Most people prefer white coffee to black coffee. The majority have coffee served with milk and sugar, chocolate or syrup, and maybe seasoning it with cinnamon, or other spices. Latte, cappuccino and macchiato are the most commonly seen on menu. Don’t forget the most popular flat white!
I don’t mind drinking coffee with milk. Milk to coffee is like cosmetics to women. The former indeed makes the latter, if you do it right, charming. Yet I tend to call white coffee “flavored milk”. How can you call a beverage composed of 80% milk, “coffee”? I have latte for breakfast, which couples with toast well. If I need something serious to quench my thirst of “coffee”, I go for straight black.
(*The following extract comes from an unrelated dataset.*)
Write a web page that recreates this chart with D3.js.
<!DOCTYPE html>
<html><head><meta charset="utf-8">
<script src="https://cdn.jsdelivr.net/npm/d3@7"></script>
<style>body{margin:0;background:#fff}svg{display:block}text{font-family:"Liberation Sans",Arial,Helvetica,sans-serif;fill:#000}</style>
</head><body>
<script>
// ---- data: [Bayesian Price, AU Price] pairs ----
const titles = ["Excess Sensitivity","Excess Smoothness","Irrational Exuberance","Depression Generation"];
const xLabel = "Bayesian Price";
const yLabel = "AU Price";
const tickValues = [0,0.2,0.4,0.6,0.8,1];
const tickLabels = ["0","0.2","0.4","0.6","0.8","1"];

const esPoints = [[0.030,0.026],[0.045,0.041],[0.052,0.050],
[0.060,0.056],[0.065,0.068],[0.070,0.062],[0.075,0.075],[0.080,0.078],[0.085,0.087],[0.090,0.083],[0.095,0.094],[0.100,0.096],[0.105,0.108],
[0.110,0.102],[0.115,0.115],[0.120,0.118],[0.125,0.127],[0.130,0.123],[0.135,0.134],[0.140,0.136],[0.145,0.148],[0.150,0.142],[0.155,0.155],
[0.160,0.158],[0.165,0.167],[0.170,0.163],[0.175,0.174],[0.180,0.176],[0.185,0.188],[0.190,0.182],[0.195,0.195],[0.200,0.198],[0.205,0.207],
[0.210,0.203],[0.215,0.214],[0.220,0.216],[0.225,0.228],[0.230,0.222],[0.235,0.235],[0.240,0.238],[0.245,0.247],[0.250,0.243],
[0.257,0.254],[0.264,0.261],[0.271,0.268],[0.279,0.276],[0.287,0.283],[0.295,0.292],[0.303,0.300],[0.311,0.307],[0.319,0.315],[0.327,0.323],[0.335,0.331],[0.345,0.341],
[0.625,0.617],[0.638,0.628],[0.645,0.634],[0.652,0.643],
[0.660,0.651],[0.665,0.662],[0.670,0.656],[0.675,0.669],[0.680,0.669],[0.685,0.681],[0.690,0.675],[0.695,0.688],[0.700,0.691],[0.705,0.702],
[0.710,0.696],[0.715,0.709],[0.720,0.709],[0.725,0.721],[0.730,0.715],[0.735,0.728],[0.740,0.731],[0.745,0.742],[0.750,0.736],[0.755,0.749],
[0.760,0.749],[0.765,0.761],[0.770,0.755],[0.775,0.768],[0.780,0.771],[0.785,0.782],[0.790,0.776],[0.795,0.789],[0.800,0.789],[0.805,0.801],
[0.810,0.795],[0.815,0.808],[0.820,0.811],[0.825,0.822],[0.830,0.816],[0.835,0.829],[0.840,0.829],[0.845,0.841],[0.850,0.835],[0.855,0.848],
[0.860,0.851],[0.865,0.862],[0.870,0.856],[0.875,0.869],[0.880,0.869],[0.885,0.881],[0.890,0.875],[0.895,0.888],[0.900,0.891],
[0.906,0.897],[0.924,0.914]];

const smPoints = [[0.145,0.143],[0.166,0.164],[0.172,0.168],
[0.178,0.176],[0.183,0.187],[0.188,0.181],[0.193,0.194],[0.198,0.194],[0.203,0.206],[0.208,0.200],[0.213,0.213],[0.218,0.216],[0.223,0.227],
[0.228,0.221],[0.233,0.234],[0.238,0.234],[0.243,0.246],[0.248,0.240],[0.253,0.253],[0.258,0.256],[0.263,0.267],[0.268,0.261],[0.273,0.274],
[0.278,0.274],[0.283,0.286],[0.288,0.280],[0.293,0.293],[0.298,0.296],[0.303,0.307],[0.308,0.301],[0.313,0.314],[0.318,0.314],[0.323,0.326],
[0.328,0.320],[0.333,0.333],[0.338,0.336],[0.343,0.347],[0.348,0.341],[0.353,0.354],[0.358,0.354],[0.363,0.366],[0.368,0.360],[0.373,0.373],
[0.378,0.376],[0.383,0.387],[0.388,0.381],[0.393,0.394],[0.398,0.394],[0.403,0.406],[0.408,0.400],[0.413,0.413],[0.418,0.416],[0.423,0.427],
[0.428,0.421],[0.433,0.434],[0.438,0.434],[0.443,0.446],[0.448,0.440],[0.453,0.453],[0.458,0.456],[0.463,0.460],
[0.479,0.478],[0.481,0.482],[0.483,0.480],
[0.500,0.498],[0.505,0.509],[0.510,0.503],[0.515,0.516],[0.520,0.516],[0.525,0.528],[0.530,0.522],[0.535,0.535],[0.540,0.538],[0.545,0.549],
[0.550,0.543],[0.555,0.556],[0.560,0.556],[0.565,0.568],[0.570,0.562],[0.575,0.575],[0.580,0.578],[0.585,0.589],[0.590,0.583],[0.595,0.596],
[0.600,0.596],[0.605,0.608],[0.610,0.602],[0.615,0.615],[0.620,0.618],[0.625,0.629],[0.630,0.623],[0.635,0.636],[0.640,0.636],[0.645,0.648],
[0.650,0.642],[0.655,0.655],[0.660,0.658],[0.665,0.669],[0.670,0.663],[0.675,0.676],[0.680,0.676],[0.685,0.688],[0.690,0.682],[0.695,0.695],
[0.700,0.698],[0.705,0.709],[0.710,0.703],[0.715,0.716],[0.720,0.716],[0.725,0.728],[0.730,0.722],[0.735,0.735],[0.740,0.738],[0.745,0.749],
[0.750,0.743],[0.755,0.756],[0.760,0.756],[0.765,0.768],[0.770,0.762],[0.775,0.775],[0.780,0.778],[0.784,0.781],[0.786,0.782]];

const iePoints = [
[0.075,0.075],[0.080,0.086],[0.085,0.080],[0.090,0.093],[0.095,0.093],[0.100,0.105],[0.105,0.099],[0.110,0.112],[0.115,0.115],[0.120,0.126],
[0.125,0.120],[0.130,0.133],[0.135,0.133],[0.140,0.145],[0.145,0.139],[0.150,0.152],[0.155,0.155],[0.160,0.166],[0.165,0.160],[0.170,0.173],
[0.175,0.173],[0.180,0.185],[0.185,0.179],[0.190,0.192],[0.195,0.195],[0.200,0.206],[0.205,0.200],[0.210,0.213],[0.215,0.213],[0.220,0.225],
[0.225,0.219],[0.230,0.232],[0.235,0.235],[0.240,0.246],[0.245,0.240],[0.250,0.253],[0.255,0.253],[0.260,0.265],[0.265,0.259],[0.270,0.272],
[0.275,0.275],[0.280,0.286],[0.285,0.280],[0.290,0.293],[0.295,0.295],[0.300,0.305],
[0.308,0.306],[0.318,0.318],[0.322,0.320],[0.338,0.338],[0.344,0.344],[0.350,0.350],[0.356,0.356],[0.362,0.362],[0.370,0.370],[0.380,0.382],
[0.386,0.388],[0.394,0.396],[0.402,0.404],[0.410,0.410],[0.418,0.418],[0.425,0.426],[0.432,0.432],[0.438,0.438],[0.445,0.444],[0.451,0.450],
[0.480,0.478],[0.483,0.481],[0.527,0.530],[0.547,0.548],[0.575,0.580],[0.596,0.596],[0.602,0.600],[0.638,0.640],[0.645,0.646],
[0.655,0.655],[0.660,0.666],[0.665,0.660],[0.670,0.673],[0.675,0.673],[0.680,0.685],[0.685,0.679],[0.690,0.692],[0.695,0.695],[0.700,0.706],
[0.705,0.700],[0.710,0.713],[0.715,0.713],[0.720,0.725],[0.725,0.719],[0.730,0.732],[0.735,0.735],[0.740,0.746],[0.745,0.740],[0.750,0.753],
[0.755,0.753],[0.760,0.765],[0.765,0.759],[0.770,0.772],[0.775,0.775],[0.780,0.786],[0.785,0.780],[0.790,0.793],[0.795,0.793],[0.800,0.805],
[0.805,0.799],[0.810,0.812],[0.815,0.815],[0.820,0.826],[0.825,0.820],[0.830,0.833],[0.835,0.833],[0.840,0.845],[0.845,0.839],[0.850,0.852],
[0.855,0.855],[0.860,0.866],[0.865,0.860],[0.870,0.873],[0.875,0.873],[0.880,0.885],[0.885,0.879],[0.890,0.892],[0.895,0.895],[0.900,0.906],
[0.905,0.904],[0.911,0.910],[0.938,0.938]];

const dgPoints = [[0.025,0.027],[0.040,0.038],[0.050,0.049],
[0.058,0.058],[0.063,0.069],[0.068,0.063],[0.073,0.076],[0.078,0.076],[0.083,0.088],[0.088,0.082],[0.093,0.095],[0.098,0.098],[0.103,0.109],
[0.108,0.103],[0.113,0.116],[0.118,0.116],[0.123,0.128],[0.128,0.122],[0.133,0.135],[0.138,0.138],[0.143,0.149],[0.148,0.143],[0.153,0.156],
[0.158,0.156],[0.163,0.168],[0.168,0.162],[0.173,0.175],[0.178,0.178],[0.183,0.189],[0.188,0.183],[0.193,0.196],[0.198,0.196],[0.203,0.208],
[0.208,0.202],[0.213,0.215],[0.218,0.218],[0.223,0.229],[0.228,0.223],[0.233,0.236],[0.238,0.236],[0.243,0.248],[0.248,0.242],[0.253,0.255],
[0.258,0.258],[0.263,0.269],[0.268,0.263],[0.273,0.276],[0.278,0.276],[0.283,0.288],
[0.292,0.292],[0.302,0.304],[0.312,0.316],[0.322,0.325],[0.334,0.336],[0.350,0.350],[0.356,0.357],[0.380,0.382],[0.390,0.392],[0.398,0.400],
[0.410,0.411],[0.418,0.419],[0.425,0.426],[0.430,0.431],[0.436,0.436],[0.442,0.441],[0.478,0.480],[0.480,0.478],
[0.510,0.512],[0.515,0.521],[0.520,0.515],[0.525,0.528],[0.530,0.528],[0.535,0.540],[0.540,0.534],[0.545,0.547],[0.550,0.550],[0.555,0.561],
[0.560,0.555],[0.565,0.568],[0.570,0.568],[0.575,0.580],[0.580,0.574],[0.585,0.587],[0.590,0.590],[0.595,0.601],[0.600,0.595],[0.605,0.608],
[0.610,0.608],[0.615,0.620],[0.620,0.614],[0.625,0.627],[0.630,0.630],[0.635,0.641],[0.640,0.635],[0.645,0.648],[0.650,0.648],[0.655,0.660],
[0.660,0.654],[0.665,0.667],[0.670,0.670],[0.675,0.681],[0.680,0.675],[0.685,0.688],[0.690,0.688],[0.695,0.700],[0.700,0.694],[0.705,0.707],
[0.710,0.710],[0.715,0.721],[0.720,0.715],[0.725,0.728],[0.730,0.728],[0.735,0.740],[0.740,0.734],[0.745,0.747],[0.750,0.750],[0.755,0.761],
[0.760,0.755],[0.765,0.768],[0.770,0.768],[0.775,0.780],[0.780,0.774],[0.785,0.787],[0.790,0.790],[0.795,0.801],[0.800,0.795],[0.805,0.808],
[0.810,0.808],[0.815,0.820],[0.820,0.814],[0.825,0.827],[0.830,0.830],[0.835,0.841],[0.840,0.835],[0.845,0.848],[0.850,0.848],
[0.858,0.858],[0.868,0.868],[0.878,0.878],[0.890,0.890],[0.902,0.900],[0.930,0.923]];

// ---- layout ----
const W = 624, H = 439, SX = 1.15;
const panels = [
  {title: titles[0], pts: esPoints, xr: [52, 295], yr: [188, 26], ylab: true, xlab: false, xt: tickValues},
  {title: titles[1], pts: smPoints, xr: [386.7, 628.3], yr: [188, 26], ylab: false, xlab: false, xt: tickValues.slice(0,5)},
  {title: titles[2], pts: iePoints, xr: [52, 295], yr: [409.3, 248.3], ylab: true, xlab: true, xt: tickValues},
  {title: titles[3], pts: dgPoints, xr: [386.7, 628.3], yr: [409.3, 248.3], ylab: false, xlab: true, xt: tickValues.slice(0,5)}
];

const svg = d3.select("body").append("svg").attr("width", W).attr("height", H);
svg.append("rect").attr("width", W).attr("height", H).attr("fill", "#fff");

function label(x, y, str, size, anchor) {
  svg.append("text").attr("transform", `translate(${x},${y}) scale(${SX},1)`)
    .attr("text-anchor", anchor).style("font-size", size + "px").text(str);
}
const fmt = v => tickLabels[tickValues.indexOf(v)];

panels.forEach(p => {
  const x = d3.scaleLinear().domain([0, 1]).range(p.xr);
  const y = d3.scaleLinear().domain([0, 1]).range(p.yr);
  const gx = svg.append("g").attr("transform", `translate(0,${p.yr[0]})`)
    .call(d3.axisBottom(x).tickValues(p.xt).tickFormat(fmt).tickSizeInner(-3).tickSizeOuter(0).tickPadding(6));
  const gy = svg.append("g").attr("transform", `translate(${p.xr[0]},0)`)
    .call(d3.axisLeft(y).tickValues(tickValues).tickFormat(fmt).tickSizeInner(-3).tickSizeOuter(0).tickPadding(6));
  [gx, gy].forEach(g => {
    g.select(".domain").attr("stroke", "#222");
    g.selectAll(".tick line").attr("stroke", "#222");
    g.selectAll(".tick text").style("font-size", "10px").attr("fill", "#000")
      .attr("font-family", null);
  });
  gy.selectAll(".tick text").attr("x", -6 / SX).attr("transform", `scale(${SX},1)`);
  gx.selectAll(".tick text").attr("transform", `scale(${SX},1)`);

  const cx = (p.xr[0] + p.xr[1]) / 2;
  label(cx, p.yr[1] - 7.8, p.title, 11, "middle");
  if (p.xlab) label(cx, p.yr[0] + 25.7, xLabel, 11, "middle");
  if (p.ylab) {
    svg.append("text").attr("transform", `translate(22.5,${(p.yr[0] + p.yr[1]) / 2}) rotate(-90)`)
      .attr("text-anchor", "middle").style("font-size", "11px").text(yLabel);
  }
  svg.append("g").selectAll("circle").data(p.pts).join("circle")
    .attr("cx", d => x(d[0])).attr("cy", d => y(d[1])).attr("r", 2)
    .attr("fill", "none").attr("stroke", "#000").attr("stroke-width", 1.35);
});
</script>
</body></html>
Black coffee herself can be fruity (coffee beans are seeds of coffee fruits. After a long process of fermentation, how can the seeds not be fruity?), nutty (roasted beans are similar to roasted nuts. How can it’s not nutty?), sweet and buttery (after nice roasting, majority of its chemical factors turn into sugar and fat. it must be sweet and buttery.) Just to name a few of the aromas and tastes. If a lady is born pretty, she probably wouldn’t bother to cover up her beauty by using cosmetics.
The truth is - If you dare to venture black, you may often find yourself struggle with a cup of bitter and charred beverage. Cupping a nice black coffee is challenging. (If a barista knows what s/he is doing, I usually find her/him either extremely excited or depressed when I order short black) Maybe that’s why people started to drink coffee with milk. Milk neutralizes the unpleasant bitterness of coffee, while coffee inspires the sweetness of milk. The marriage of milk and coffee must be one of the greatest inventions in the coffee drinking history. The only problem (and critical problem) is that milk covers up the personalities of coffee!
Maybe it’s just me. I rather my girlfriend (if I had one...shame!) is born beautiful rather than made pretty. I love coffee as who she is and how she looks like, without milk or makeup, though I still have the flavored milk, latte, for my breakfast.